(SHORT PROBLEM):
In the data below, find every line with the string "that" and pull it out.

(RECORD SET):

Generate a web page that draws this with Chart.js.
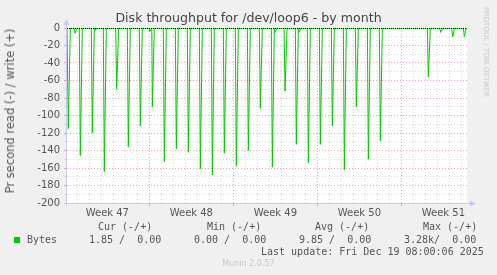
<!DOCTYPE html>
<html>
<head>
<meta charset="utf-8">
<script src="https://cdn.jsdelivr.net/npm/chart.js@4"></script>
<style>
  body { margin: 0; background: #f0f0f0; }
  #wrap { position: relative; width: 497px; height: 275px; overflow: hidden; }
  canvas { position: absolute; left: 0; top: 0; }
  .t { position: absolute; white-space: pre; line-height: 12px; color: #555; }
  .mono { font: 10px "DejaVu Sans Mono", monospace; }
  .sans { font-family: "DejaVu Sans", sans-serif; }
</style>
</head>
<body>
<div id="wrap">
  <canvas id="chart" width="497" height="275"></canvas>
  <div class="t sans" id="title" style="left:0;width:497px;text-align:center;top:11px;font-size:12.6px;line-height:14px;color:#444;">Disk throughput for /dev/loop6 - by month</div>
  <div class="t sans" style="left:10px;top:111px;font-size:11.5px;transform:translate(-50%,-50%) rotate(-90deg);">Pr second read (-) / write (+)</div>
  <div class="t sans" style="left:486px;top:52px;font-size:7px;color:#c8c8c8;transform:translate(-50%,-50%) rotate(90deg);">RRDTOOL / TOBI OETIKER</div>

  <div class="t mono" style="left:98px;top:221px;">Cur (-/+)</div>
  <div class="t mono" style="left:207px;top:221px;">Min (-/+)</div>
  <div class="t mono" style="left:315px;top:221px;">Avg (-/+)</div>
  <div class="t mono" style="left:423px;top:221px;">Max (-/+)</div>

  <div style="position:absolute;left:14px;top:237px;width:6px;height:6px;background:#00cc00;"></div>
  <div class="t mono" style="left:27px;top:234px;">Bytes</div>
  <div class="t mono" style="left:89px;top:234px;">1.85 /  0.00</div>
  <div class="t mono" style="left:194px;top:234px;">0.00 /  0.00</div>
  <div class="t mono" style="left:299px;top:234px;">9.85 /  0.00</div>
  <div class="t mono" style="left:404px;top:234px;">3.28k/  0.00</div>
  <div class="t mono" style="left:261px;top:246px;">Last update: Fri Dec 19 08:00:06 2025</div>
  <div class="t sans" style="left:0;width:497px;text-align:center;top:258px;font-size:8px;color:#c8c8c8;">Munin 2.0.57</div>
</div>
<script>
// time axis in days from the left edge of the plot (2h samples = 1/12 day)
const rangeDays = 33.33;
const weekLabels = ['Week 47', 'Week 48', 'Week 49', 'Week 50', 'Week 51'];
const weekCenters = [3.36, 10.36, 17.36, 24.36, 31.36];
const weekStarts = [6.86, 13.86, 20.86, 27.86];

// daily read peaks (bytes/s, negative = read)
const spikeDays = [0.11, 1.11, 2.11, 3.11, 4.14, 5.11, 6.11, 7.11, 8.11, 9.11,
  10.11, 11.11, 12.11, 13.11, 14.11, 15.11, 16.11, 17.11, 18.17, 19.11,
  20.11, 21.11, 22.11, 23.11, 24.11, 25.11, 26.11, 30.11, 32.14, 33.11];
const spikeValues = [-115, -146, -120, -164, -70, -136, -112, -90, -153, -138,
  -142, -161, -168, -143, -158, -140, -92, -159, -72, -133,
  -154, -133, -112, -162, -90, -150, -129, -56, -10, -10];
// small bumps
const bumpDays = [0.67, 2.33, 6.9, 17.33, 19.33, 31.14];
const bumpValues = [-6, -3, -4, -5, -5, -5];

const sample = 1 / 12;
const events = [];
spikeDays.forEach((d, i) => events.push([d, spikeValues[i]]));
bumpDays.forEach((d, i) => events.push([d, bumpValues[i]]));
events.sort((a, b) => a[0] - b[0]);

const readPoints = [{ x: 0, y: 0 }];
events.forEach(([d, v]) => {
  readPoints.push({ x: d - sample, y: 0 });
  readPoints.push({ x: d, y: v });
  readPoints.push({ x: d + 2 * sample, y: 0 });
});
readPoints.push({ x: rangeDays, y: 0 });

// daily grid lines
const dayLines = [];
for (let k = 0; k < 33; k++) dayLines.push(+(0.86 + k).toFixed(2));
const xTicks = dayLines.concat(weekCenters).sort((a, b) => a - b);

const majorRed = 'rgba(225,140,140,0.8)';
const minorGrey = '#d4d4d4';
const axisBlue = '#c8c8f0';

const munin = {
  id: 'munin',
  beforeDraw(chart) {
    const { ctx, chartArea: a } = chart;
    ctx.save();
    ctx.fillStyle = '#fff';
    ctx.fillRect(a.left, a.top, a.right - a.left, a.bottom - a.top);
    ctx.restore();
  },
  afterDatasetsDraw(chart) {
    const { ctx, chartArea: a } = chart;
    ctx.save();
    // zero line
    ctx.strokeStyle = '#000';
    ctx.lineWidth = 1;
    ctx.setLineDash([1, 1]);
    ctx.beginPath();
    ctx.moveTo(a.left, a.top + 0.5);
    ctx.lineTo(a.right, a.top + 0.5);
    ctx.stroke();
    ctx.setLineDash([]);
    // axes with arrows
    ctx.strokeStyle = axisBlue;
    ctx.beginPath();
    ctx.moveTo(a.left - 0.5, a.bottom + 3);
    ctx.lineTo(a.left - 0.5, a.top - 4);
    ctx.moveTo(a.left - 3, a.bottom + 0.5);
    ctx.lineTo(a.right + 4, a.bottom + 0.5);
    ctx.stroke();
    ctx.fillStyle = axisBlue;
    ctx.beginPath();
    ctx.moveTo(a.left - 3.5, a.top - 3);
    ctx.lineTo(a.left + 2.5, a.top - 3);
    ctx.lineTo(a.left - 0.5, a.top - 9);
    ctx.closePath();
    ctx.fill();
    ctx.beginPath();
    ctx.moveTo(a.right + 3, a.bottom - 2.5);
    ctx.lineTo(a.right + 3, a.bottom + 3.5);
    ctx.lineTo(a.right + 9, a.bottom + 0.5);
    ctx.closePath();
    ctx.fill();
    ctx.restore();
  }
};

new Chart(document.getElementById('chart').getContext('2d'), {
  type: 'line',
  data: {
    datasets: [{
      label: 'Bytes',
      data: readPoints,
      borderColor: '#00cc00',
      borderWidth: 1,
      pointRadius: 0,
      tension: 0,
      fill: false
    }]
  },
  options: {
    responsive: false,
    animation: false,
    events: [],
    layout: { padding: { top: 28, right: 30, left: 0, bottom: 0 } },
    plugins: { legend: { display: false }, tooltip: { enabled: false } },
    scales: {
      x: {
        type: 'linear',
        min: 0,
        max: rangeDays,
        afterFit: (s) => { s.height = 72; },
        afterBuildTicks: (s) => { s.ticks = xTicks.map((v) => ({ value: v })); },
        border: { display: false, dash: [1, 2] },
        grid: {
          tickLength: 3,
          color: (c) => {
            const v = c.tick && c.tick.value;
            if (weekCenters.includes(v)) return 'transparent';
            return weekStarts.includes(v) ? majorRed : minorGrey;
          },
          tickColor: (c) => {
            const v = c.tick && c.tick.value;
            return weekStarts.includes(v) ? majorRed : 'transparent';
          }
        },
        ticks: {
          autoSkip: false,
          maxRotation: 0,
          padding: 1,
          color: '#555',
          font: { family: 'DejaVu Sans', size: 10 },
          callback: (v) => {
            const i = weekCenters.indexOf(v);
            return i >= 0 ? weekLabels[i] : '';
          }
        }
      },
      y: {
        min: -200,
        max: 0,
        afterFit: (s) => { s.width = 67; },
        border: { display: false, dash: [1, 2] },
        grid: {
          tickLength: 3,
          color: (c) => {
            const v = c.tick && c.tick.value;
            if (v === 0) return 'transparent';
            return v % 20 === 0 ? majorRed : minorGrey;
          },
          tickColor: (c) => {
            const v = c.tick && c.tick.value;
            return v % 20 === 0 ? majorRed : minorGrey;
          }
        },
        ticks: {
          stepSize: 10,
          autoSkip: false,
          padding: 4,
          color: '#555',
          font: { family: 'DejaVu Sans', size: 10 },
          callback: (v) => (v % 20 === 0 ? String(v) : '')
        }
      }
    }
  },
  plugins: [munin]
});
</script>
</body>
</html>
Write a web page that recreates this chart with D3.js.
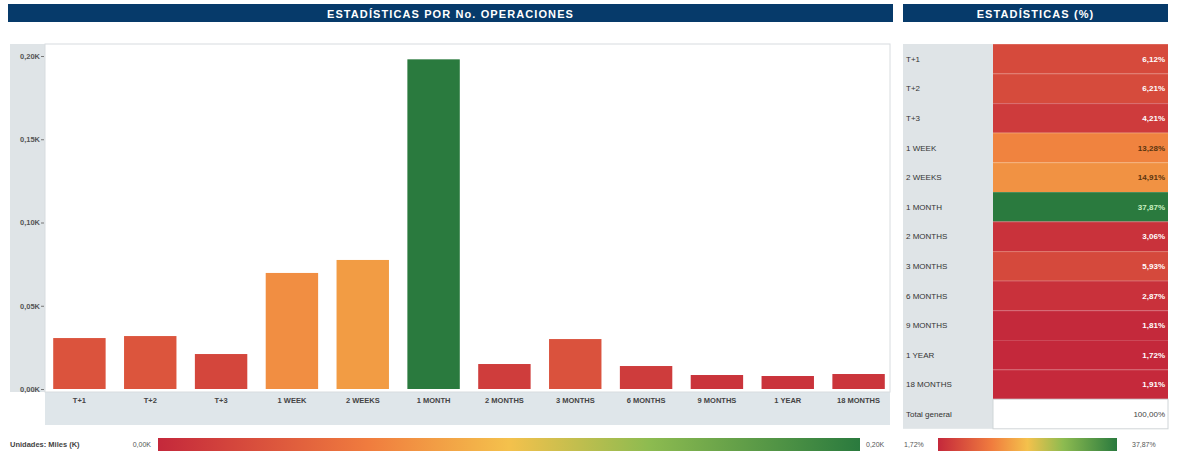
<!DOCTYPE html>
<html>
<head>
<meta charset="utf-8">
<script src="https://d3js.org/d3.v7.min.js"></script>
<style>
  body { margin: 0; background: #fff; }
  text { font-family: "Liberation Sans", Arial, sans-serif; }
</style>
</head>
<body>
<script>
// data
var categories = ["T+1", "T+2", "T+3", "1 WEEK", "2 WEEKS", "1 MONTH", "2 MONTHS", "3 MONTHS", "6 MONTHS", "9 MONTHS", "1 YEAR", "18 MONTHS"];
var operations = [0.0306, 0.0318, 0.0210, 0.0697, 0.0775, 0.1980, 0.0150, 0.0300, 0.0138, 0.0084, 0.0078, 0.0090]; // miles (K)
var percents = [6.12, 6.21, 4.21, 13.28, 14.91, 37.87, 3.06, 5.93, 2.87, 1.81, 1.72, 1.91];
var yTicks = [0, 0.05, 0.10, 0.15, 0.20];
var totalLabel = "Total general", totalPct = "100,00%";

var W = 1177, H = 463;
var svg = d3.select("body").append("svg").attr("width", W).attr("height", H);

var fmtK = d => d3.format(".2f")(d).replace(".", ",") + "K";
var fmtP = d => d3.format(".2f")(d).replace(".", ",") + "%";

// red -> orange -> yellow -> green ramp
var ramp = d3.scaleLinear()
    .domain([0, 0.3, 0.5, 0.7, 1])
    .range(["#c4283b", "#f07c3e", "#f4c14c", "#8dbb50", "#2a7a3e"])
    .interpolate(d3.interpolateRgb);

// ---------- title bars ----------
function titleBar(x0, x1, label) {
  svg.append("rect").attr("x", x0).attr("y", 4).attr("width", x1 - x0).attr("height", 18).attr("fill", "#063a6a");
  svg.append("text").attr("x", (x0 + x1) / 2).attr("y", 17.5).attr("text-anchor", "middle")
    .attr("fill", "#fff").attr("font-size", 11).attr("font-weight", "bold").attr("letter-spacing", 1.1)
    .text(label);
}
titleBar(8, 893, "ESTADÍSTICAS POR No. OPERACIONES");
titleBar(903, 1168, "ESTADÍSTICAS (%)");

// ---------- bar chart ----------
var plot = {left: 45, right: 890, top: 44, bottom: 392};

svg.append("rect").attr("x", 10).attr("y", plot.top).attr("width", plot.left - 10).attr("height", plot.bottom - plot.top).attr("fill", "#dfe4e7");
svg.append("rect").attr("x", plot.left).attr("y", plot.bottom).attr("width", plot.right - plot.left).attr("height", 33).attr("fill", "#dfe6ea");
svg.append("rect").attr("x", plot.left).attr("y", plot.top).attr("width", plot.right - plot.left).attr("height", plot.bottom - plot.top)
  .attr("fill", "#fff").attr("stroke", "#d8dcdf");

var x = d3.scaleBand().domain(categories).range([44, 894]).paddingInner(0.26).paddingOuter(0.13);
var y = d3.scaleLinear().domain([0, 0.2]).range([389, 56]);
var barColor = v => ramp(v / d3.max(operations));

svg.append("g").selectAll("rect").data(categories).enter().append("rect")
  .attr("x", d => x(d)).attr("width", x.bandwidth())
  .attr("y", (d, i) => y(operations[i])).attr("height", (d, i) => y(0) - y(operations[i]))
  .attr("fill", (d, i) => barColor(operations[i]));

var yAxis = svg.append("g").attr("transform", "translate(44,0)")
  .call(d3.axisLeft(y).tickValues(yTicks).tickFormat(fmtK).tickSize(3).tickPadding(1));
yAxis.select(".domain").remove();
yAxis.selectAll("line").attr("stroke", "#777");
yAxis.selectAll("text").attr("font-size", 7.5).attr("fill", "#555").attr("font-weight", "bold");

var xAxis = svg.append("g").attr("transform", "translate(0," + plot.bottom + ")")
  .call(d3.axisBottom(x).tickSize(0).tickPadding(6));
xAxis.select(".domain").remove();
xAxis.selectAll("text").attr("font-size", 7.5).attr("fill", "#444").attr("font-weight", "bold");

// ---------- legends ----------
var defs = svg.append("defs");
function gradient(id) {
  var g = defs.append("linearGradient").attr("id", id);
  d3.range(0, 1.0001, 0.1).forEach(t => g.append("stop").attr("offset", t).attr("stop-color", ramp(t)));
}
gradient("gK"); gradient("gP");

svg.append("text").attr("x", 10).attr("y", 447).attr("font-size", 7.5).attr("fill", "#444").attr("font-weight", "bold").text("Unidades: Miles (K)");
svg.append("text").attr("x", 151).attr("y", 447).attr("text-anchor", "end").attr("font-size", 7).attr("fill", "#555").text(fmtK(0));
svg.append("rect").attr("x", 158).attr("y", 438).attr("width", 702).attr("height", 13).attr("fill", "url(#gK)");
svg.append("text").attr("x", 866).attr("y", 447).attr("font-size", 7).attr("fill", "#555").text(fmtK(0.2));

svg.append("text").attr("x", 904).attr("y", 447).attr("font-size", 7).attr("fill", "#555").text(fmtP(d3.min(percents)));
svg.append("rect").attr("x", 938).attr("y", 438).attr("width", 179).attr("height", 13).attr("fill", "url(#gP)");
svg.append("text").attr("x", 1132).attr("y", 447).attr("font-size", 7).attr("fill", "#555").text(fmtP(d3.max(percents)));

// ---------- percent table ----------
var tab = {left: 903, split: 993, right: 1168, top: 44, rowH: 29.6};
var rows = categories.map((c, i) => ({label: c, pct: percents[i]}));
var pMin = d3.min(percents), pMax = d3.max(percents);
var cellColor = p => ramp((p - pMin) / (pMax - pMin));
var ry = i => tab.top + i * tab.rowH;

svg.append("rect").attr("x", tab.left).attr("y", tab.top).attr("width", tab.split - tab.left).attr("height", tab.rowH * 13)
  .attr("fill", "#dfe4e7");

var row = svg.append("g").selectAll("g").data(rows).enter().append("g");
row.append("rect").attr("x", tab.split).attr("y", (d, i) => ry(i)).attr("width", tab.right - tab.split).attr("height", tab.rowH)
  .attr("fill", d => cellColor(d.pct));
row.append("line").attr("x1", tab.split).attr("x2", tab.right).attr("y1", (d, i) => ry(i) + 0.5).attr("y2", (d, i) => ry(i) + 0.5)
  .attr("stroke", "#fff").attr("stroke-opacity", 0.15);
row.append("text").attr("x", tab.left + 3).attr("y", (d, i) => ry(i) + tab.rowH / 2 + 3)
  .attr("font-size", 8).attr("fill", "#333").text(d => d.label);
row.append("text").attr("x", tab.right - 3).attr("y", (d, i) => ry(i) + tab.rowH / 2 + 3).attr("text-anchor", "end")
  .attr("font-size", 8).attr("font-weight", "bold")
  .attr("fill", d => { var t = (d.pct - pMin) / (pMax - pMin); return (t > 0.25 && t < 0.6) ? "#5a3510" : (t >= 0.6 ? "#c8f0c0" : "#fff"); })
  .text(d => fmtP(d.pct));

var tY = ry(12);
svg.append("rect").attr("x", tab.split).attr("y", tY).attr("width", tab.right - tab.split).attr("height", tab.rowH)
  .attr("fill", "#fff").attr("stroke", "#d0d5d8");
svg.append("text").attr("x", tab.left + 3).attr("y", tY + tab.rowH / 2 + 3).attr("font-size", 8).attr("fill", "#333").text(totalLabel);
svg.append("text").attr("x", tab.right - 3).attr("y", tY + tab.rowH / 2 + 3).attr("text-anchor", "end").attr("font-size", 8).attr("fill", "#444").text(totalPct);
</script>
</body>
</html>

(SOLUTION FOR THIS EXERCISE):
Generate a web page that draws this with Chart.js.
Write a web page that recreates this chart with D3.js.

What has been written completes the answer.